New Zealand's colonial history as "provider for the motherland" - especially during the World Wars - has left us without a 'food story' of our own, says Angela Clifford from the not-for-profit Eat New Zealand.
To create our own 'food story' that reflects who we are as a country, New Zealand food industry players need to pull together and better connect with what's original and indigenous to this place, she tells Kathryn Ryan.
"There's some incredible stories that belong only to us as a nation, and what would it mean to stand in that space, to talk about those ingredients, those dishes, but most importantly that way of seeing the world, that perspective, and what might that offer us in our journey to a better food system?"

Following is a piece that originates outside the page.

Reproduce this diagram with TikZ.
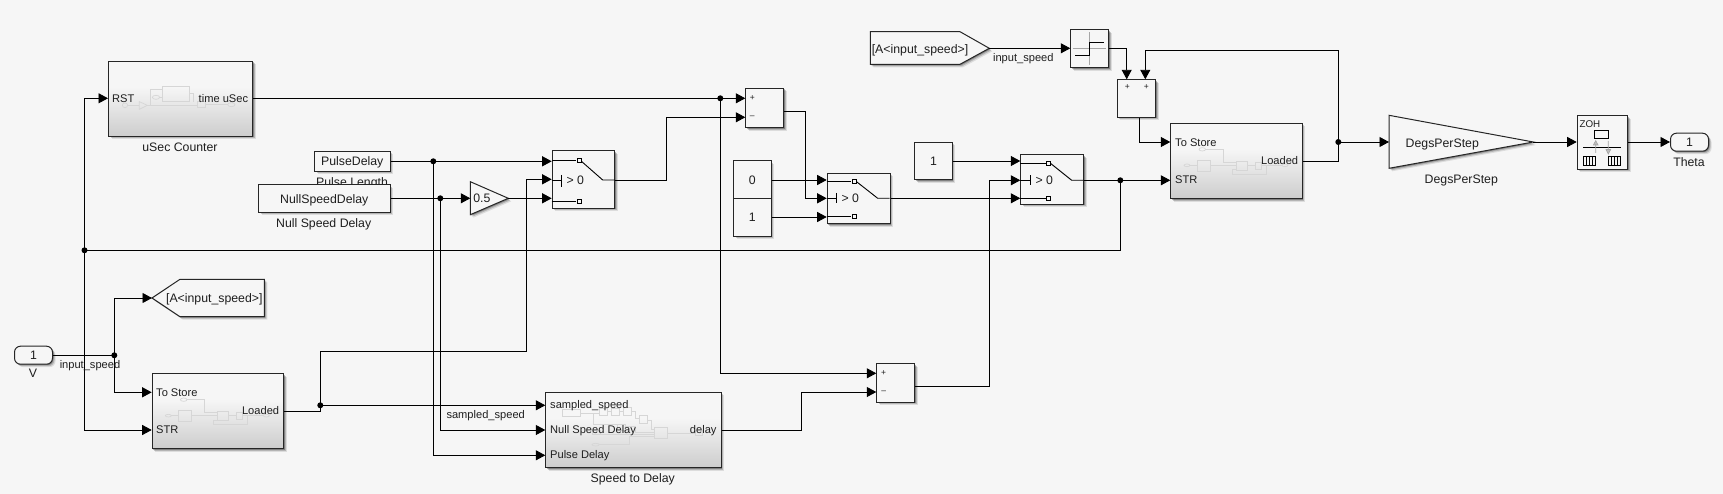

Until now, the food industry has been siloed into sectors with a lack of a collective cultural connection to Aotearoa's environment and landscape, Clifford says.
Māori knowledge and traditions should inform the development of a new, more equitable New Zealand food system.
"We're connected intimately to our natural world. We're not separate from it at all. And our ability to feed ourselves without exploiting our environment increases our mana."
Community gardens and collective ways of growing and finding food will be part of the solution - so we need to prioritise these as a society.
"What we eat is how we determine ourselves culturally and having access to foods is an important part."
A new self-developed, sustainability-focused 'food story' for New Zealand could then show the rest of the world who we are as a food nation, Clifford says.
"If we're saying that we're producing some of the healthiest food in the world we have to show that those health outcomes are in our own people … we have to be able to feed our own people our own food."
Angela Clifford will give a speech at the upcoming NZ Agri Food Week.